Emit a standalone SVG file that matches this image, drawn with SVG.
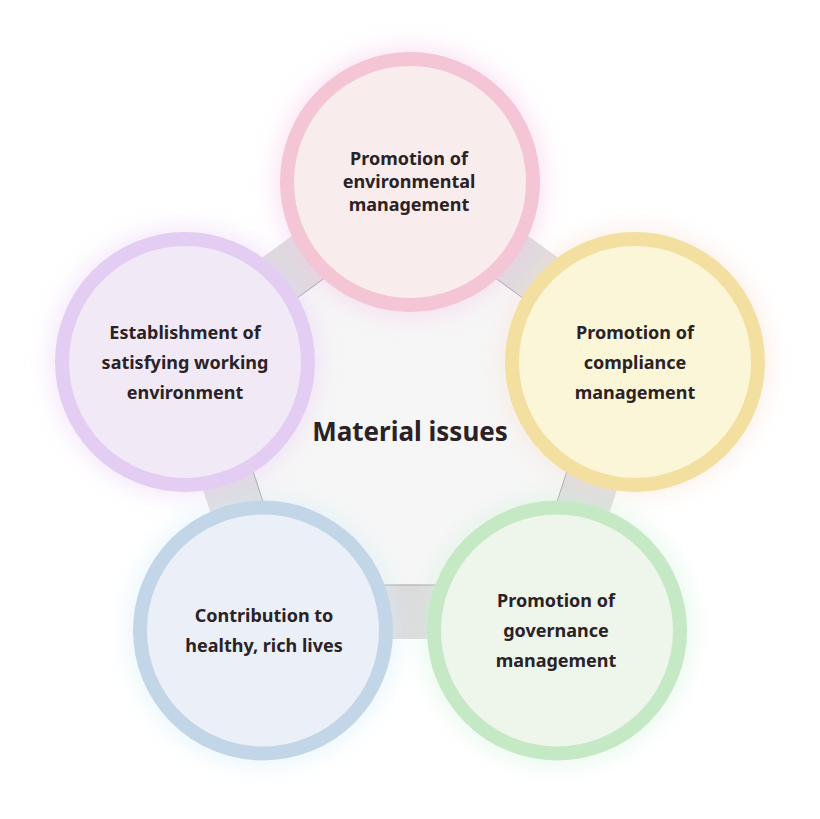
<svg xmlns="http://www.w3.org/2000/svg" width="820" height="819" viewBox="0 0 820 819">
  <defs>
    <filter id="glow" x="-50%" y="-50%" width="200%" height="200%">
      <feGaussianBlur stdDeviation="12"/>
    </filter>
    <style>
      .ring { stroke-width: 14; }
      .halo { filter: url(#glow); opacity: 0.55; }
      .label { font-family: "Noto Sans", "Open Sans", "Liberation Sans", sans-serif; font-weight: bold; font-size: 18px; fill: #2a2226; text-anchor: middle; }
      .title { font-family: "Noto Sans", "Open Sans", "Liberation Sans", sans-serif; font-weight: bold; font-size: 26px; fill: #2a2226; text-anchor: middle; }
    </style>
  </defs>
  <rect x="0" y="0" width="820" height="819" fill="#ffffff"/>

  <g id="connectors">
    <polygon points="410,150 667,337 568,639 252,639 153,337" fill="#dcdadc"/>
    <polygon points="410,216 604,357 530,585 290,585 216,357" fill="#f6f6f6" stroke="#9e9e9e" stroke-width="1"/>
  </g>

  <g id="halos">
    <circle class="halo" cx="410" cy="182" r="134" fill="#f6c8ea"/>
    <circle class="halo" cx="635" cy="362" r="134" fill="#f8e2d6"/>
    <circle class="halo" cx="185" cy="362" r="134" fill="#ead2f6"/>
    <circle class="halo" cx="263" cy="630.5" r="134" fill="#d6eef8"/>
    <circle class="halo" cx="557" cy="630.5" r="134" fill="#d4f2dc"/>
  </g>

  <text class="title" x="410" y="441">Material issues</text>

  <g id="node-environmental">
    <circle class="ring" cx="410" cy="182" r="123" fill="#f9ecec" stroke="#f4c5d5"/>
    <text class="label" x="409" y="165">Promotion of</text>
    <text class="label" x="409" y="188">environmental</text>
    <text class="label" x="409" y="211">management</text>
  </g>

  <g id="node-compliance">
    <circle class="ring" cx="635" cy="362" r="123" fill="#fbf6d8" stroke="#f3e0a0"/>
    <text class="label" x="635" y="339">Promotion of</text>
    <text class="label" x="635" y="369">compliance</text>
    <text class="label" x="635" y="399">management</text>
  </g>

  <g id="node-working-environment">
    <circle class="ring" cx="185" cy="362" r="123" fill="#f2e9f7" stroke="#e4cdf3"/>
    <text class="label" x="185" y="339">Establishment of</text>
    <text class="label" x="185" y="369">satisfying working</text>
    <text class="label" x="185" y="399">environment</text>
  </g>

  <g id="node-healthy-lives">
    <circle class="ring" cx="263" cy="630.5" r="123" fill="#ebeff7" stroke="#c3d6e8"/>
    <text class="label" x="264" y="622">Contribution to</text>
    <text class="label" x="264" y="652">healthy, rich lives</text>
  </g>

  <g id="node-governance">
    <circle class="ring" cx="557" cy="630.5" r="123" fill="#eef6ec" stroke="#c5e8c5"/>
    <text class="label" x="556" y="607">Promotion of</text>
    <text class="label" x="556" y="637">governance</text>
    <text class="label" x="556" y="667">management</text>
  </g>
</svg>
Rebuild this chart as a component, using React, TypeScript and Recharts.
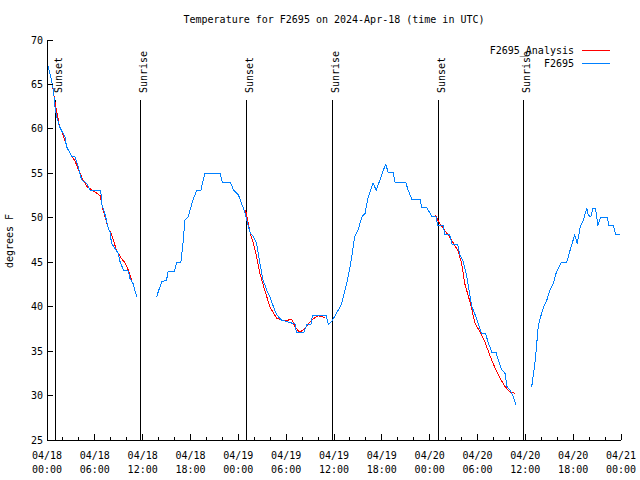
____________________
* _GOAL_
In the records above, collect each line with "this".

* _EXERCISE SOLUTION_
Emit a standalone SVG file that matches this image, drawn with SVG.
Rebuild this chart as a component, using React, TypeScript and Recharts.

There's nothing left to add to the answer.